* **What this task involves**: Extract, in full, the lines below, beginning at the first and ending with the line that contains "38.5, 76.2, 84.1];". Pictures do not belong in the copy.

....

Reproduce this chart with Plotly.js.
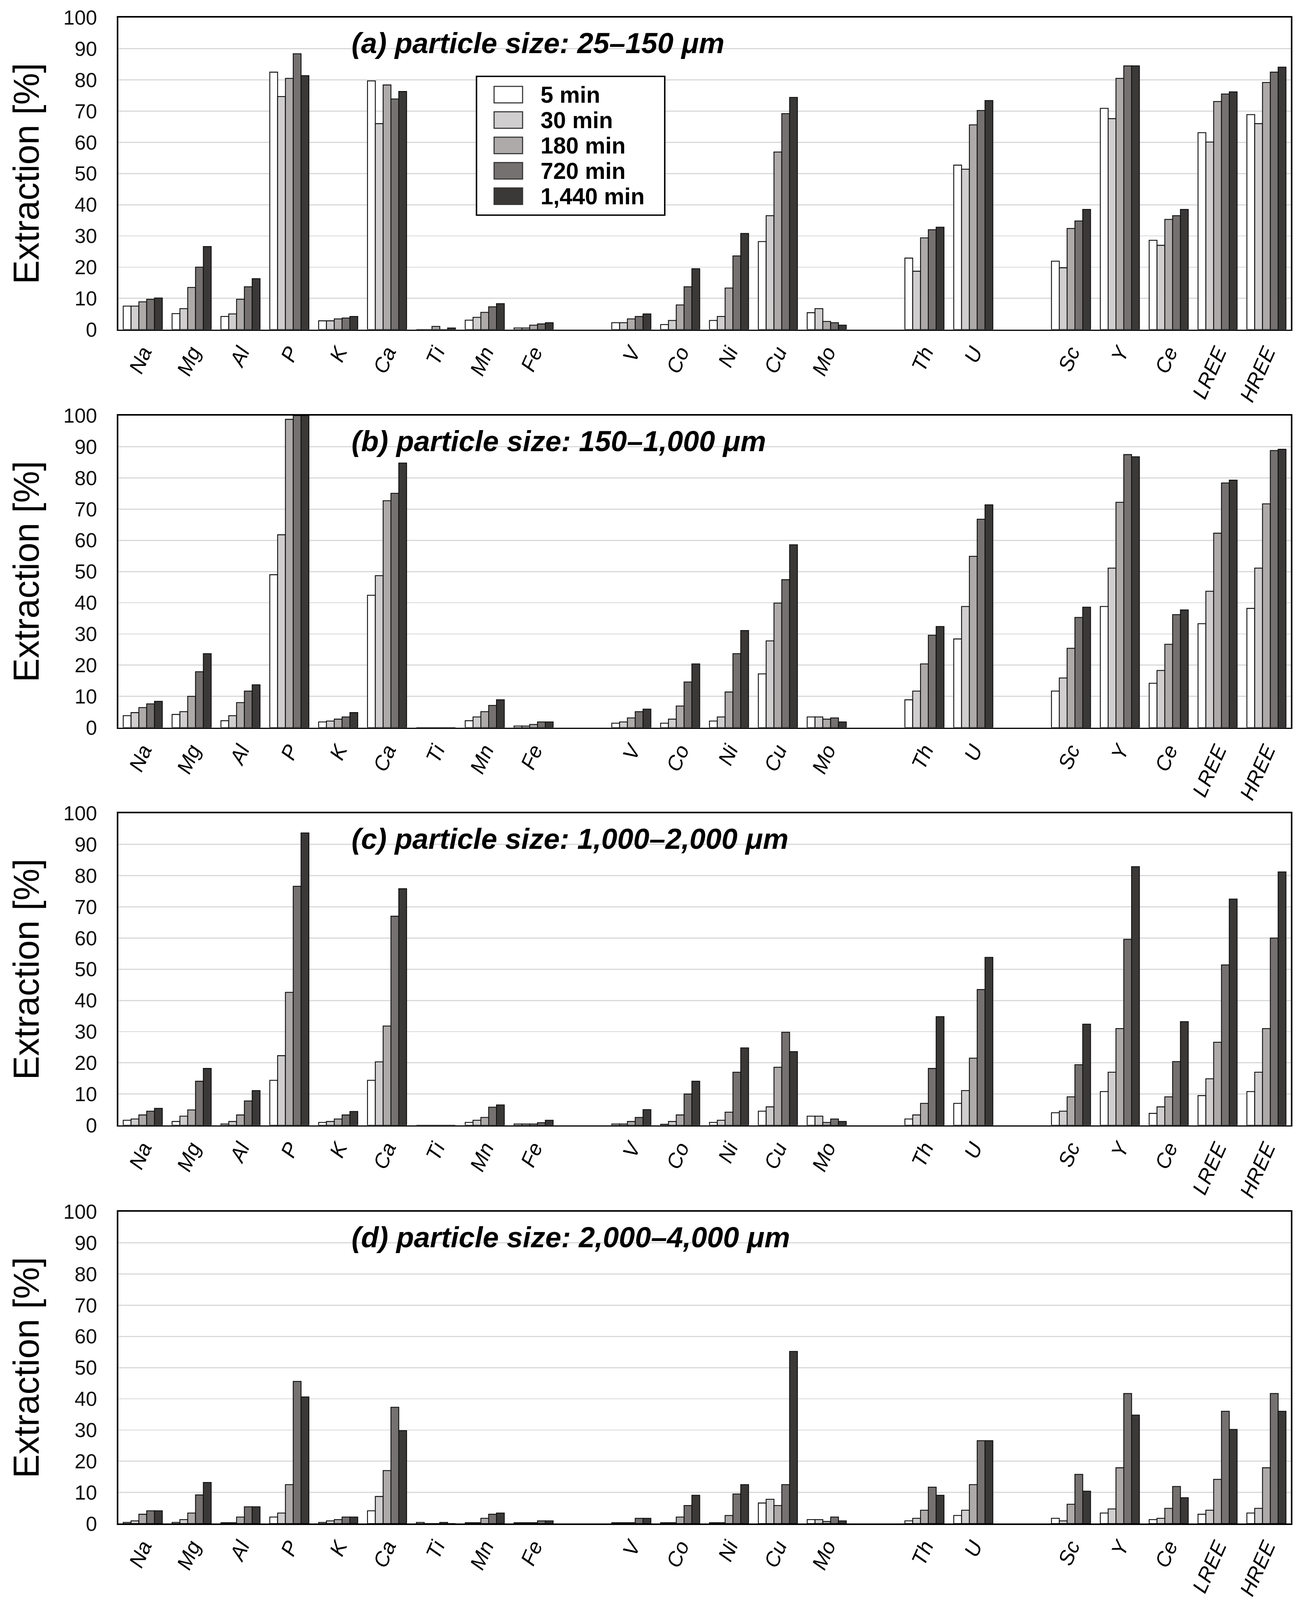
<!DOCTYPE html>
<html>
<head>
<meta charset="utf-8">
<script src="https://cdn.plot.ly/plotly-3.0.1.min.js"></script>
<style>html,body{margin:0;padding:0;background:#fff;overflow:hidden;}#chart{position:absolute;left:0;top:0;}</style>
</head>
<body>
<div id="chart"></div>
<script>
// ---------- DATA ----------
const elements = ['Na','Mg','Al','P','K','Ca','Ti','Mn','Fe','V','Co','Ni','Cu','Mo','Th','U','Sc','Y','Ce','LREE','HREE'];
const groupBreaksAfter = ['Fe','Mo','U'];
const seriesNames = ['5 min','30 min','180 min','720 min','1,440 min'];
const seriesColors = ['#FFFFFF','#D0CECE','#AEAAAA','#767171','#3B3838'];
const panelTitles = [
  '(a) particle size: 25\u2013150 \u03bcm',
  '(b) particle size: 150\u20131,000 \u03bcm',
  '(c) particle size: 1,000\u20132,000 \u03bcm',
  '(d) particle size: 2,000\u20134,000 \u03bcm'
];
const yTitle = 'Extraction [%]';

// (a) 25–150 µm
const a_5    = [7.5, 5.1, 4.2, 82.5, 2.8, 79.7, 0,   3.0, 0.5, 2.2, 1.6, 2.9, 28.2, 5.4, 22.9, 52.7, 21.9, 70.9, 28.6, 63.1, 68.9];
const a_30   = [7.5, 6.7, 5.0, 74.7, 2.8, 66.0, 0,   3.9, 0.5, 2.2, 2.9, 4.2, 36.5, 6.7, 18.7, 51.4, 19.8, 67.6, 27.0, 60.1, 66.0];
const a_180  = [8.9, 13.5, 9.7, 80.5, 3.4, 78.4, 1.0, 5.5, 1.4, 3.4, 7.9, 13.3, 56.9, 2.6, 29.4, 65.6, 32.4, 80.5, 35.3, 73.1, 79.2];
const a_720  = [9.7, 20.0, 13.7, 88.4, 3.7, 73.9, 0,  7.3, 1.8, 4.2, 13.7, 23.6, 69.2, 2.2, 32.0, 70.2, 34.8, 84.5, 36.5, 75.5, 82.5];
const a_1440 = [10.1, 26.6, 16.3, 81.4, 4.2, 76.3, 0.5, 8.3, 2.2, 5.0, 19.5, 30.8, 74.4, 1.4, 32.8, 73.4, 38.5, 84.5, 38.5, 76.2, 84.1];

// (b) 150–1,000 µm
const b_5    = [3.8, 4.2, 2.2, 49.0, 1.8, 42.4, 0, 2.2, 0.5, 1.4, 1.4, 2.1, 17.2, 3.4, 8.9, 28.4, 11.7, 38.8, 14.2, 33.3, 38.2];
const b_30   = [4.8, 5.1, 3.8, 61.8, 2.1, 48.7, 0, 3.4, 0.5, 1.8, 2.7, 3.4, 27.8, 3.4, 11.7, 38.8, 15.9, 51.1, 18.3, 43.7, 51.1];
const b_180  = [6.4, 10.0, 8.0, 98.8, 2.7, 72.7, 0, 5.1, 1.0, 3.1, 6.9, 11.4, 39.9, 2.7, 20.4, 54.9, 25.4, 72.2, 26.7, 62.3, 71.7];
const b_720  = [7.6, 17.9, 11.7, 100, 3.4, 75.1, 0, 7.1, 1.8, 5.1, 14.6, 23.7, 47.4, 3.1, 29.6, 66.8, 35.3, 87.5, 36.2, 78.4, 88.8];
const b_1440 = [8.4, 23.7, 13.7, 100, 4.8, 84.8, 0, 8.9, 1.8, 5.9, 20.4, 31.1, 58.6, 1.8, 32.4, 71.4, 38.6, 86.8, 37.7, 79.3, 89.2];

// (c) 1,000–2,000 µm
const c_5    = [1.6, 1.2, 0.4, 14.4, 0.9, 14.4, 0, 0.9, 0.4, 0.4, 0.3, 0.9, 4.5, 2.9, 2.0, 7.0, 4.0, 10.8, 3.8, 9.5, 10.8];
const c_30   = [2.0, 2.9, 1.2, 22.3, 1.2, 20.3, 0, 1.6, 0.4, 0.4, 1.2, 1.6, 5.9, 2.9, 3.3, 11.1, 4.5, 17.0, 5.9, 14.9, 17.0];
const c_180  = [3.3, 4.9, 3.3, 42.6, 2.0, 31.8, 0, 2.5, 0.4, 1.2, 3.3, 4.2, 18.6, 0.9, 7.0, 21.5, 9.1, 31.0, 9.1, 26.6, 31.0];
const c_720  = [4.5, 14.1, 7.8, 76.6, 3.3, 67.0, 0, 5.8, 0.8, 2.5, 10.0, 17.0, 29.8, 2.0, 18.2, 43.5, 19.4, 59.6, 20.4, 51.4, 60.0];
const c_1440 = [5.4, 18.2, 11.1, 93.7, 4.4, 75.8, 0, 6.5, 1.6, 5.0, 14.1, 24.8, 23.6, 1.2, 34.8, 53.8, 32.4, 82.9, 33.2, 72.5, 81.2];

// (d) 2,000–4,000 µm
const d_5    = [0.4, 0.4, 0.3, 2.1, 0.4, 4.1, 0.4, 0.3, 0.3, 0.3, 0.3, 0.3, 6.6, 1.3, 0.9, 2.6, 1.7, 3.4, 1.3, 3.0, 3.4];
const d_30   = [0.9, 1.3, 0.3, 3.4, 0.9, 8.7, 0, 0.3, 0.3, 0.3, 0.3, 0.3, 7.8, 1.3, 1.7, 4.3, 0.9, 4.7, 1.7, 4.3, 4.9];
const d_180  = [3.0, 3.4, 2.1, 12.5, 1.3, 17.0, 0, 1.7, 0.3, 0.3, 2.1, 2.6, 5.8, 0.7, 4.3, 12.5, 6.2, 17.9, 4.9, 14.2, 17.9];
const d_720  = [4.1, 9.2, 5.4, 45.6, 2.1, 37.3, 0.4, 3.0, 0.9, 1.7, 5.8, 9.5, 12.5, 2.1, 11.7, 26.6, 15.8, 41.7, 11.9, 36.0, 41.7];
const d_1440 = [4.1, 13.2, 5.4, 40.6, 2.1, 29.8, 0, 3.4, 0.9, 1.7, 9.1, 12.5, 55.2, 0.9, 9.1, 26.6, 10.4, 34.8, 8.3, 30.2, 36.0];

const panels = [
  [a_5, a_30, a_180, a_720, a_1440],
  [b_5, b_30, b_180, b_720, b_1440],
  [c_5, c_30, c_180, c_720, c_1440],
  [d_5, d_30, d_180, d_720, d_1440]
];

// ---------- LAYOUT GEOMETRY (design pixels, 3331 x 4462; scaled to the real viewport) ----------
const DW = 3331, DH = 4462;
const W = window.innerWidth || DW, H = window.innerHeight || DH;
const k = Math.min(W / DW, H / DH);          // line widths, rotated labels
const fs = Math.sqrt((W / DW) * (H / DH));   // horizontal text
const plotLeft = 303, plotRight = 3305;
const panelTops = [49, 1159, 2268, 3379];
const panelH = 870;
const FONT = 'Liberation Sans, Arial, sans-serif';

const chartDiv = document.getElementById('chart');
chartDiv.style.width = W + 'px';
chartDiv.style.height = H + 'px';

// category list with spacer slots between element groups
const categories = [];
let sp = 0;
elements.forEach(e => {
  categories.push(e);
  if (groupBreaksAfter.includes(e)) { sp++; categories.push(' '.repeat(sp)); }
});

const traces = [];
const layout = {
  width: W, height: H,
  margin: {l: 0, r: 0, t: 0, b: 0},
  paper_bgcolor: '#ffffff', plot_bgcolor: '#ffffff',
  barmode: 'group', bargap: 0.2, bargroupgap: 0,
  showlegend: false,
  font: {family: FONT, color: '#000'},
  shapes: [], annotations: []
};

panels.forEach((series, p) => {
  const xa = p === 0 ? 'x' : 'x' + (p + 1);
  const ya = p === 0 ? 'y' : 'y' + (p + 1);
  const xKey = p === 0 ? 'xaxis' : 'xaxis' + (p + 1);
  const yKey = p === 0 ? 'yaxis' : 'yaxis' + (p + 1);
  series.forEach((vals, s) => {
    traces.push({
      type: 'bar', name: seriesNames[s], xaxis: xa, yaxis: ya,
      x: categories,
      y: categories.map(c => { const i = elements.indexOf(c); return i < 0 ? null : vals[i]; }),
      marker: {color: seriesColors[s], line: {color: '#111', width: 2.5 * k}},
      hoverinfo: 'skip'
    });
  });
  const top = panelTops[p], bot = top + panelH;
  layout[xKey] = {
    domain: [plotLeft / DW, plotRight / DW], anchor: ya,
    type: 'category', categoryorder: 'array', categoryarray: categories,
    showline: true, linecolor: '#000', linewidth: 4 * k, mirror: true,
    showgrid: false, zeroline: false,
    ticks: 'outside', ticklen: 3 * k, tickcolor: 'rgba(0,0,0,0)',
    tickangle: -66,
    tickfont: {family: FONT, size: 58 * k, style: 'italic', color: '#000'}
  };
  layout[yKey] = {
    domain: [1 - bot / DH, 1 - top / DH], anchor: xa,
    range: [0, 100], dtick: 10, tick0: 0,
    showline: true, linecolor: '#000', linewidth: 4 * k, mirror: true,
    showgrid: true, gridcolor: '#D9D9D9', gridwidth: 3 * k, zeroline: false,
    ticks: 'outside', ticklen: 44 * k, tickcolor: 'rgba(0,0,0,0)',
    tickfont: {family: FONT, size: 54 * fs, color: '#111'},
    title: {text: yTitle, font: {family: FONT, size: 100 * k, color: '#000'}, standoff: 36 * k}
  };
  layout.annotations.push({
    text: panelTitles[p], showarrow: false,
    xref: 'paper', x: 898 / DW, xanchor: 'left',
    yref: ya + ' domain', y: 1 - 71 / panelH, yanchor: 'middle',
    font: {family: FONT, size: 77 * fs, weight: 'bold', style: 'italic', color: '#000'}
  });
});

// legend drawn in panel (a)
const lg = {x0: 1220, y0: 213, x1: 1702, y1: 600, swX: 1265, swW: 73, swH: 46, row0: 264, rowStep: 70.8, textX: 1382};
layout.shapes.push({type: 'rect', xref: 'paper', yref: 'paper', layer: 'above',
  x0: lg.x0 / DW, x1: lg.x1 / DW, y0: 1 - lg.y1 / DH, y1: 1 - lg.y0 / DH,
  fillcolor: '#fff', line: {color: '#000', width: 4 * k}});
seriesNames.forEach((n, i) => {
  const cy = lg.row0 + i * lg.rowStep;
  layout.shapes.push({type: 'rect', xref: 'paper', yref: 'paper', layer: 'above',
    x0: lg.swX / DW, x1: (lg.swX + lg.swW) / DW,
    y0: 1 - (cy + lg.swH / 2) / DH, y1: 1 - (cy - lg.swH / 2) / DH,
    fillcolor: seriesColors[i], line: {color: '#333', width: 3 * k}});
  layout.annotations.push({text: n, showarrow: false, xref: 'paper', yref: 'paper',
    x: lg.textX / DW, xanchor: 'left', y: 1 - cy / DH, yanchor: 'middle',
    font: {family: FONT, size: 61 * fs, weight: 'bold', color: '#000'}});
});

Plotly.newPlot('chart', traces, layout, {staticPlot: true, displayModeBar: false});
</script>
</body>
</html>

....

* **Finished task**:
Reproduce this chart with Plotly.js.
<!DOCTYPE html>
<html>
<head>
<meta charset="utf-8">
<script src="https://cdn.plot.ly/plotly-3.0.1.min.js"></script>
<style>html,body{margin:0;padding:0;background:#fff;overflow:hidden;}#chart{position:absolute;left:0;top:0;}</style>
</head>
<body>
<div id="chart"></div>
<script>
// ---------- DATA ----------
const elements = ['Na','Mg','Al','P','K','Ca','Ti','Mn','Fe','V','Co','Ni','Cu','Mo','Th','U','Sc','Y','Ce','LREE','HREE'];
const groupBreaksAfter = ['Fe','Mo','U'];
const seriesNames = ['5 min','30 min','180 min','720 min','1,440 min'];
const seriesColors = ['#FFFFFF','#D0CECE','#AEAAAA','#767171','#3B3838'];
const panelTitles = [
  '(a) particle size: 25\u2013150 \u03bcm',
  '(b) particle size: 150\u20131,000 \u03bcm',
  '(c) particle size: 1,000\u20132,000 \u03bcm',
  '(d) particle size: 2,000\u20134,000 \u03bcm'
];
const yTitle = 'Extraction [%]';

// (a) 25–150 µm
const a_5    = [7.5, 5.1, 4.2, 82.5, 2.8, 79.7, 0,   3.0, 0.5, 2.2, 1.6, 2.9, 28.2, 5.4, 22.9, 52.7, 21.9, 70.9, 28.6, 63.1, 68.9];
const a_30   = [7.5, 6.7, 5.0, 74.7, 2.8, 66.0, 0,   3.9, 0.5, 2.2, 2.9, 4.2, 36.5, 6.7, 18.7, 51.4, 19.8, 67.6, 27.0, 60.1, 66.0];
const a_180  = [8.9, 13.5, 9.7, 80.5, 3.4, 78.4, 1.0, 5.5, 1.4, 3.4, 7.9, 13.3, 56.9, 2.6, 29.4, 65.6, 32.4, 80.5, 35.3, 73.1, 79.2];
const a_720  = [9.7, 20.0, 13.7, 88.4, 3.7, 73.9, 0,  7.3, 1.8, 4.2, 13.7, 23.6, 69.2, 2.2, 32.0, 70.2, 34.8, 84.5, 36.5, 75.5, 82.5];
const a_1440 = [10.1, 26.6, 16.3, 81.4, 4.2, 76.3, 0.5, 8.3, 2.2, 5.0, 19.5, 30.8, 74.4, 1.4, 32.8, 73.4, 38.5, 84.5, 38.5, 76.2, 84.1];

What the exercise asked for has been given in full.